Before hiring anyone, try writing your product's core user flow in exactly three steps, in plain language, with no jargon. If you can't get it under five or six without it feeling forced, that's a sign the flow itself needs UX thinking before it needs visual design — no designer, UI or UX, can polish confusion into clarity. If three steps come easily, you're probably ready to invest in making those three steps look and feel as good as possible. This test is deliberately blunt, and it's meant to be — founders often resist it because their actual product is more nuanced than three steps, but nuance that can't survive being stated plainly is usually a sign the flow needs simplifying, not that the test is too crude to apply.

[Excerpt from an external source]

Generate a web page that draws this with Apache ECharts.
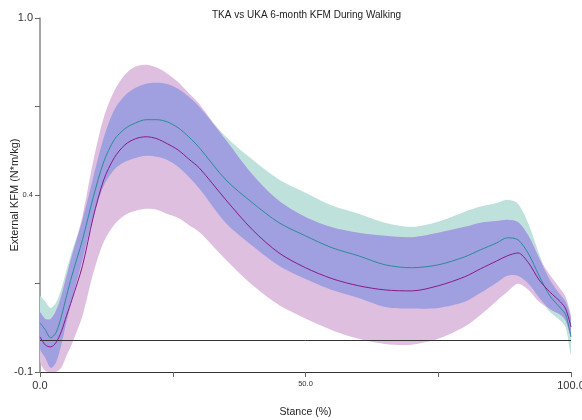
<!DOCTYPE html>
<html>
<head>
<meta charset="utf-8">
<script src="https://cdn.jsdelivr.net/npm/echarts@6/dist/echarts.min.js"></script>
<style>html,body{margin:0;padding:0;background:#fff;}#c{width:582px;height:420px;}</style>
</head>
<body>
<div id="c"></div>
<script>
// Stance (%)
var stance = [0,1,2,3,4,5,6,8,10,12,14,16,18,20,22,24,26,28,30,35,40,45,50,55,60,65,70,75,80,83,86,88,90,92,94,96,98,99,100];
// TKA (teal) mean and SD
var tkaMean = [0.053,0.031,0.006,0.022,0.071,0.137,0.199,0.311,0.441,0.553,0.622,0.656,0.674,0.684,0.684,0.677,0.659,0.631,0.597,0.497,0.426,0.364,0.323,0.286,0.261,0.233,0.224,0.233,0.258,0.280,0.301,0.317,0.311,0.267,0.199,0.137,0.099,0.078,0.009];
var tkaSD = [0.081,0.087,0.093,0.093,0.087,0.081,0.075,0.062,0.062,0.075,0.093,0.103,0.109,0.112,0.115,0.118,0.121,0.124,0.127,0.134,0.134,0.134,0.134,0.131,0.131,0.131,0.127,0.134,0.140,0.134,0.124,0.118,0.112,0.093,0.068,0.050,0.040,0.040,0.056];
// UKA (purple) mean and SD
var ukaMean = [0.009,-0.016,-0.022,-0.009,0.025,0.075,0.124,0.230,0.379,0.497,0.566,0.606,0.625,0.631,0.625,0.609,0.590,0.562,0.534,0.435,0.342,0.270,0.224,0.190,0.168,0.155,0.152,0.168,0.196,0.221,0.245,0.261,0.270,0.239,0.186,0.149,0.118,0.096,0.040];
var ukaSD = [0.075,0.081,0.087,0.099,0.112,0.124,0.137,0.155,0.174,0.193,0.208,0.218,0.224,0.224,0.221,0.218,0.211,0.205,0.199,0.186,0.172,0.162,0.158,0.160,0.165,0.168,0.167,0.165,0.155,0.143,0.124,0.112,0.096,0.084,0.068,0.053,0.040,0.037,0.031];
// axis tick labels
var yTickValues = [-0.1, 0.175, 0.45, 0.725, 1.0];
var yTickLabels = {'-0.1':'{b|-0.1}', '0.45':'{s|0.4}', '1':'{b|1.0}'};
var xTickValues = [0, 25, 50, 75, 100];
var xTickLabels = {'0':'{b|0.0}', '50':'{s|50.0}', '100':'{b|100.0}'};

var YMIN = -0.1, YMAX = 1.0;
var tkaLo = [], tkaHi = [], ukaLo = [], ukaHi = [], ovLo = [], ovHi = [];
for (var i = 0; i < stance.length; i++) {
  var a1 = tkaMean[i] - tkaSD[i], a2 = tkaMean[i] + tkaSD[i];
  var b1 = ukaMean[i] - ukaSD[i], b2 = ukaMean[i] + ukaSD[i];
  tkaLo.push(a1); tkaHi.push(a2); ukaLo.push(b1); ukaHi.push(b2);
  var lo = Math.max(a1, b1), hi = Math.min(a2, b2);
  if (hi < lo) { var m = (hi + lo) / 2; hi = m; lo = m; }
  ovLo.push(lo); ovHi.push(hi);
}
function pairs(arr) { return stance.map(function (x, i) { return [x, arr[i]]; }); }
var SM = 0.3;
function band(name, hi, lo, color, z) {
  return {
    name: name, type: 'custom', silent: true, z: z, clip: true,
    data: [0],
    renderItem: function (params, api) {
      var pts = [];
      for (var k = 0; k < stance.length; k++) {
        pts.push(api.coord([stance[k], Math.min(YMAX, Math.max(YMIN, hi[k]))]));
      }
      for (var k2 = stance.length - 1; k2 >= 0; k2--) {
        pts.push(api.coord([stance[k2], Math.min(YMAX, Math.max(YMIN, lo[k2]))]));
      }
      return {type: 'polygon', shape: {points: pts, smooth: SM}, style: {fill: color, stroke: null}};
    }
  };
}

var chart = echarts.init(document.getElementById('c'), null, {renderer: 'canvas'});
chart.setOption({
  animation: false,
  backgroundColor: '#ffffff',
  title: {text: 'TKA vs UKA 6-month KFM During Walking', left: 207, top: 5,
    textStyle: {fontFamily: 'Liberation Sans', fontSize: 10, fontWeight: 'normal', color: '#222'}},
  grid: {left: 40, right: 11, top: 18, bottom: 48, outerBoundsMode: 'none', containLabel: false},
  xAxis: {type: 'value', min: 0, max: 100,
    name: 'Stance (%)', nameLocation: 'middle', nameGap: 35, nameMoveOverlap: false,
    nameTextStyle: {fontFamily: 'Liberation Sans', fontSize: 10.5, color: '#222'},
    axisLine: {onZero: false, lineStyle: {color: '#333', width: 1}},
    axisTick: {show: true, length: 5, lineStyle: {color: '#666'}, customValues: xTickValues},
    axisLabel: {customValues: xTickValues, margin: 8, color: '#333',
      formatter: function (v) { return xTickLabels[String(v)] || ''; },
      rich: {b: {fontFamily: 'Liberation Sans', fontSize: 11, color: '#333'}, s: {fontFamily: 'Liberation Sans', fontSize: 7.5, color: '#333'}}},
    splitLine: {show: false}},
  yAxis: {type: 'value', min: YMIN, max: YMAX,
    name: 'External KFM (N*m/kg)', nameLocation: 'middle', nameGap: 20, nameRotate: 90, nameMoveOverlap: false,
    nameTextStyle: {fontFamily: 'Liberation Sans', fontSize: 11, color: '#222'},
    axisLine: {show: true, onZero: false, lineStyle: {color: '#888', width: 1.5}},
    axisTick: {show: true, length: 5, lineStyle: {color: '#666'}, customValues: yTickValues},
    axisLabel: {customValues: yTickValues, margin: 7, color: '#333',
      formatter: function (v) { var k = String(Math.round(v * 1000) / 1000); return yTickLabels[k] || ''; },
      rich: {b: {fontFamily: 'Liberation Sans', fontSize: 11, color: '#333'}, s: {fontFamily: 'Liberation Sans', fontSize: 7.5, color: '#333'}}},
    splitLine: {show: false}},
  series: [
    band('TKA SD', tkaHi, tkaLo, '#bfe1dc', 2),
    band('UKA SD', ukaHi, ukaLo, '#dfbfdf', 3),
    band('Overlap', ovHi, ovLo, '#a09fdf', 4),
    {name: 'TKA', type: 'line', data: pairs(tkaMean), symbol: 'none', smooth: SM, z: 6,
      lineStyle: {color: '#2a8c98', width: 1}},
    {name: 'UKA', type: 'line', data: pairs(ukaMean), symbol: 'none', smooth: SM, z: 6,
      lineStyle: {color: '#8b1a8b', width: 1},
      markLine: {silent: true, symbol: 'none', label: {show: false}, lineStyle: {color: '#333', width: 1, type: 'solid'},
        data: [{yAxis: 0}]}}
  ]
});
</script>
</body>
</html>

If you're at the "start from a solid template and iterate" stage, UIXDraft's bundle is built for exactly this — 180+ layouts with the UI fundamentals already handled, so your early budget and attention can go toward validating the flow itself.
If you have to choose one first, UX tends to have the higher early-stage payoff, since a validated flow prevents wasted engineering time on features nobody uses. UI polish matters more once you're actively trying to convert visitors or raise a round where first impressions carry weight.
You can, and many successful products started that way — but "skipping formal research" isn't the same as skipping UX thinking entirely. Even five informal conversations with target users before building saves significant rework later; what you're skipping is the formal process, not the discipline.
Rates vary widely by experience and region, but a reasonable illustrative range for a contract product designer is $50–$150/hr, often structured as a fixed project fee for a defined scope (e.g., a landing page redesign or an onboarding flow) rather than open-ended hourly billing.